A few days ago, I sat down with Quentin Hardy of The New York Times to talk Open Source. We spoke mostly about the Drupal ecosystem and how Acquia makes money. As someone who spent almost his entire career in Open Source, I'm a firm believer in the fact that you can build a high-growth, high-margin business and help the community flourish. It's not an either-or proposition, and Acquia and Drupal are proof of that.

Rather than an utopian alternate reality as Quentin outlines, I believe Open Source is both a better way to build software, and a good foundation for an ecosystem of for-profit companies. Open Source software itself is very successful, and is capable of running some of the most complex enterprise systems. But failure to commercialize Open Source doesn't necessarily make it bad.

I mentioned to Quentin that I thought Open Source was Darwinian; a proprietary software company can't afford to experiment with creating 10 different implementations of an online photo album, only to pick the best one. In Open Source we can, and do. We often have competing implementations and eventually the best implementation(s) will win. One could say that Open Source is a more "wasteful" way of software development. In a pure capitalist read of On the Origin of Species, there is only one winner, but business and Darwin's theory itself is far more complex. Beyond "only the strongest survive", Darwin tells a story of interconnectedness, or the way an ecosystem can dictate how an entire species chooses to adapt.

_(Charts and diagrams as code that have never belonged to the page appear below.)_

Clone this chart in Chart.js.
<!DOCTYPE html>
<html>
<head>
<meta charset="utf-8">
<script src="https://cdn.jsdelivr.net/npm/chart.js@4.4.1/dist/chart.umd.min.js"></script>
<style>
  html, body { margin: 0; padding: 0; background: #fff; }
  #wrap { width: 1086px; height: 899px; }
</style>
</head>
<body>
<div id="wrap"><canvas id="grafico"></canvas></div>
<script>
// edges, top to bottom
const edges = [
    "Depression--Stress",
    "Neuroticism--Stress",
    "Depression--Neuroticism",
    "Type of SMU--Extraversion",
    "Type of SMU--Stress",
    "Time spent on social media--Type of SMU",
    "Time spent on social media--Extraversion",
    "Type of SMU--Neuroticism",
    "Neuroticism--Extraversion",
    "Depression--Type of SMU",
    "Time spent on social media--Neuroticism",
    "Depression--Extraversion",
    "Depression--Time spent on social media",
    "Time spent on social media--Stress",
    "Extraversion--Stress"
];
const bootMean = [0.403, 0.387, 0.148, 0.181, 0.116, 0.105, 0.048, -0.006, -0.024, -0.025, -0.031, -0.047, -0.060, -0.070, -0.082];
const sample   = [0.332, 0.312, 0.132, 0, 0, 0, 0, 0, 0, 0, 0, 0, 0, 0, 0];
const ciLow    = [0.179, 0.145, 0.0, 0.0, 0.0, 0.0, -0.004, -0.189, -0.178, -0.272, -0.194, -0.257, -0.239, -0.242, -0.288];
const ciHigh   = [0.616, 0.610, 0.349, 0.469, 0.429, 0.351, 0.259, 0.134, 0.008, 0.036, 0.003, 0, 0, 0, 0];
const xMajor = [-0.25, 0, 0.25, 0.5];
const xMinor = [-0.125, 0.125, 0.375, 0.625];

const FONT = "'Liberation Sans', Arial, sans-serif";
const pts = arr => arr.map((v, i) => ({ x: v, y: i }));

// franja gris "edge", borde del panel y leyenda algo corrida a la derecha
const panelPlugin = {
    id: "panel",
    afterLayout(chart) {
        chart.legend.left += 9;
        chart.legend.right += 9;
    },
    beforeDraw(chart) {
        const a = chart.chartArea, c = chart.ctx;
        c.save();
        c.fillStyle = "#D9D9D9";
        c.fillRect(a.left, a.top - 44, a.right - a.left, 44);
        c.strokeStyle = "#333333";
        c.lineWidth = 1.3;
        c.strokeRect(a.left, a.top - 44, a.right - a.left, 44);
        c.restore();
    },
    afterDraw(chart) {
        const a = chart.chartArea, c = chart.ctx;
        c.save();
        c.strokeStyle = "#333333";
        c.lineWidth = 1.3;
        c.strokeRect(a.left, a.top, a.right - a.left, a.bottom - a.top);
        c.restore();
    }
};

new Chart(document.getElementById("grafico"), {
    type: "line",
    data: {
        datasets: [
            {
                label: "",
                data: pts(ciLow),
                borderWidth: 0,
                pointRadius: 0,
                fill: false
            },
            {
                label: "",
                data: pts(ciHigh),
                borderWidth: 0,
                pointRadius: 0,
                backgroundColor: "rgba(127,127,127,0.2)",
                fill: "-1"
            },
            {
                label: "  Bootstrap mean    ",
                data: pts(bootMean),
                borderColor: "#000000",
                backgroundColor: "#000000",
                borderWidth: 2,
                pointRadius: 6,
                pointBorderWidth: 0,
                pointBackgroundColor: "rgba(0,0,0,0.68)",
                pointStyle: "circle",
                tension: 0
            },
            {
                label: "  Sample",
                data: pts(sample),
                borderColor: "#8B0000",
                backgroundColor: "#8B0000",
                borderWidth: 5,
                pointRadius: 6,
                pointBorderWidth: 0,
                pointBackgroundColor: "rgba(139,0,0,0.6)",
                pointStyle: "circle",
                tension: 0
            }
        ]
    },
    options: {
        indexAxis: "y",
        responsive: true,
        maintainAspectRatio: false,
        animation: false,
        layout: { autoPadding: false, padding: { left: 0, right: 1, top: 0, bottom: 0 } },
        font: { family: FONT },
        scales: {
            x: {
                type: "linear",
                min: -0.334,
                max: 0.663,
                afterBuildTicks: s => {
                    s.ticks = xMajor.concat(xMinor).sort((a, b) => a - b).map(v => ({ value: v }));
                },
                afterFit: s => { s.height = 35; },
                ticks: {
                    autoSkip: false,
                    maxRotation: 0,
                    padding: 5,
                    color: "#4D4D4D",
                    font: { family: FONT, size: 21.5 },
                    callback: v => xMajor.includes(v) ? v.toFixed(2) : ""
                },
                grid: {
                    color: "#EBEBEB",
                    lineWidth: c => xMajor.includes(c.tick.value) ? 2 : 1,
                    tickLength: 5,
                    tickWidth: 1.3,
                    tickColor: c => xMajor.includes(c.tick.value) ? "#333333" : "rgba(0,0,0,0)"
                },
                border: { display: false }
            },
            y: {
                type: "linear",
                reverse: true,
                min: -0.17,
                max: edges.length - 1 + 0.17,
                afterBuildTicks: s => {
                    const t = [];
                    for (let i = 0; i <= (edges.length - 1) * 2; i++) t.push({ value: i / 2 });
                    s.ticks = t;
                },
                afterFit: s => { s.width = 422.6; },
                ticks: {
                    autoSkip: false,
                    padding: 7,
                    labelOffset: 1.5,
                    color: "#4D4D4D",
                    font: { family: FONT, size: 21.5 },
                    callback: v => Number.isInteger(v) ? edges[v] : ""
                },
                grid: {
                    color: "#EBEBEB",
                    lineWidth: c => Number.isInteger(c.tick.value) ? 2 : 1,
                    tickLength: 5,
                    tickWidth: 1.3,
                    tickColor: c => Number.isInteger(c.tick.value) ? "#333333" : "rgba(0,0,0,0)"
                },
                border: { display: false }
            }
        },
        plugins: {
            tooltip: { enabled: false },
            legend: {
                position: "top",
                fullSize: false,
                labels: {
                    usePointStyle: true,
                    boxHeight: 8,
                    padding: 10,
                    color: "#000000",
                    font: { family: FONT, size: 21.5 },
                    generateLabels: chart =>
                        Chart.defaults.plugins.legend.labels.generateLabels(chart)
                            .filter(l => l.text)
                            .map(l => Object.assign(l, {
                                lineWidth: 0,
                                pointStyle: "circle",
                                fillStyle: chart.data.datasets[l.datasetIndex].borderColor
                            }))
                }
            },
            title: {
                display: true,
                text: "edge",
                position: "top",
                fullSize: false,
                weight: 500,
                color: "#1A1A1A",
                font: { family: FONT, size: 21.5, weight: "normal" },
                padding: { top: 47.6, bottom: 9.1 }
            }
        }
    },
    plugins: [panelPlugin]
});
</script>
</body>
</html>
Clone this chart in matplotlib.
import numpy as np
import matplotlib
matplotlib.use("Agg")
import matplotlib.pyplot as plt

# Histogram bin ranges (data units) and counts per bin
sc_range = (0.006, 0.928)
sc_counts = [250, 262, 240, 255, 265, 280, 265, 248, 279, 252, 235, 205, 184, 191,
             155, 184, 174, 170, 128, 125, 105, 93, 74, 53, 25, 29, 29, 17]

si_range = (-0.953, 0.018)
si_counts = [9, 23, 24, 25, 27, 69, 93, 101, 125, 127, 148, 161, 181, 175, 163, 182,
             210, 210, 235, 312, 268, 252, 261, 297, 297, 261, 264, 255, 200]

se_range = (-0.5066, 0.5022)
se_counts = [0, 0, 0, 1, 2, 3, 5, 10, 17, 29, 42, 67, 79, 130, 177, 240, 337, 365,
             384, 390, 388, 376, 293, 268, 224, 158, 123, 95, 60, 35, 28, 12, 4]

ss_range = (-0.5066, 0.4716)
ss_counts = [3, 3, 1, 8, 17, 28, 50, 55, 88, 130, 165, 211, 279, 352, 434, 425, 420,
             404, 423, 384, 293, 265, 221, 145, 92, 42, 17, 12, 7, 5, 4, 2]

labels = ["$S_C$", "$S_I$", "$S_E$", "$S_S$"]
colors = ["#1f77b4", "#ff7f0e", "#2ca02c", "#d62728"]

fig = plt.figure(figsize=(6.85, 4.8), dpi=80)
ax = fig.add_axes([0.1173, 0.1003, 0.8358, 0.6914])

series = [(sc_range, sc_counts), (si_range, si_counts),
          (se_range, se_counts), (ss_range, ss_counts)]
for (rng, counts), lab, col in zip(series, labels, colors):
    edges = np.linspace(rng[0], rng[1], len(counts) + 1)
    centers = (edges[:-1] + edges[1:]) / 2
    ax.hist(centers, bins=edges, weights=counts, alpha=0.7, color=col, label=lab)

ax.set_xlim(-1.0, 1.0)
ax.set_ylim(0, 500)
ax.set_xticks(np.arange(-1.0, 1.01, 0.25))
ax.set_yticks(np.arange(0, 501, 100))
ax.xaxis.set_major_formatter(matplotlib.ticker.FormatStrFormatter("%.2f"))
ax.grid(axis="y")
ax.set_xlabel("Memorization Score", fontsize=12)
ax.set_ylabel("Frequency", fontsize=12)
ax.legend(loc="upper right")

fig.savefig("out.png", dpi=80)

While it's true that the Open Source "business model" has produced few large businesses (Red Hat being one notable example), we're also evolving the different Open Source business models. In the case of Acquia, we're selling a number of "as-a-service" products for Drupal, which is vastly different than just selling support like the first generation of Open Source companies did.

As a private company, Acquia doesn't disclose financial information, but I can say that we've been very busy operating a high-growth business. Acquia is North America's fastest growing private company on the Deloitte Fast 500 list. Our Q1 2014 bookings increased 55 percent year-over-year, and the majority of that is recurring subscription revenue. We've experienced 21 consecutive quarters of revenue growth, with no signs of slowing down. Acquia's business model has been both disruptive and transformative in our industry. Other Open Source companies like Hortonworks, Cloudera and MongoDB seem to be building thriving businesses too.

Society is undergoing tremendous change right now -- the sharing and collaboration practices of the internet are extending to transportation (Uber), hotels (Airbnb), financing (Kickstarter, LendingClub) and music services (Spotify). The rise of the collaborative economy, of which the Open Source community is a part of, should be a powerful message for the business community. It is the established, proprietary vendors whose business models are at risk, and not the other way around.

Hundreds of other companies, including several venture backed startups, have been born out of the Drupal community. Like Acquia, they have grown their businesses while supporting the ecosystem from which they came. That is more than a feel-good story, it's just good business.


Lior Kesos (not verified):

I totally agree and feel this on our own open source project - http://mean.io .
monetizing in the "as a service" isn't that hard once you have volume and developer intrest and passion.
We're growing fast (just passed meteor.js and strongloop in generic interest and we aren't even funded) and the business applications just jump out from the woodwork.
The business models are pretty solid - paas and hosting (acquia) , appstores (wordpress, magento) and subscription to services (redhat, acquia, mongo).
It just like ballmer said "developers developers developers" - their excitment and passion and our ability to harness that power is what will fuel the next wave of open source companies.

Jingsheng Wang (not verified):

Open Source also transforms the economy of monopoly to the economy of ubiquity.

In the old days, a player wins by protecting competitive advantages, keeping competition entering the market and manipulating equilibrium.

Nowadays, a player like Acquia or Google offers the products (Drupal or Android) for free, in other words, fully opens the core competence, hence ubiquitously available to the world. On the other hand, the player also takes in the innovation or the completion to the product to further descreses the incentives of divergence. Then, the player wins by the scale.

Jeff Thomas (not verified):

I agree the NY Times writer seemed to think that "open source" is synonymous with "Freeware," which is not. Our company, http://www.se-eng.com, is also heavily involved in open source (firmware in this case), much on the RedHat model, and, yes, you can build proprietary product on open source code.
The author also seemed blind to the fact that almost all of the big-time hardware companies -- Intel, AMD, HP, IBM -- are all looking at ways to free up their hardware to open source coding and applications.
Course it labeled an opinion piece, I guess I just have a much different opinion.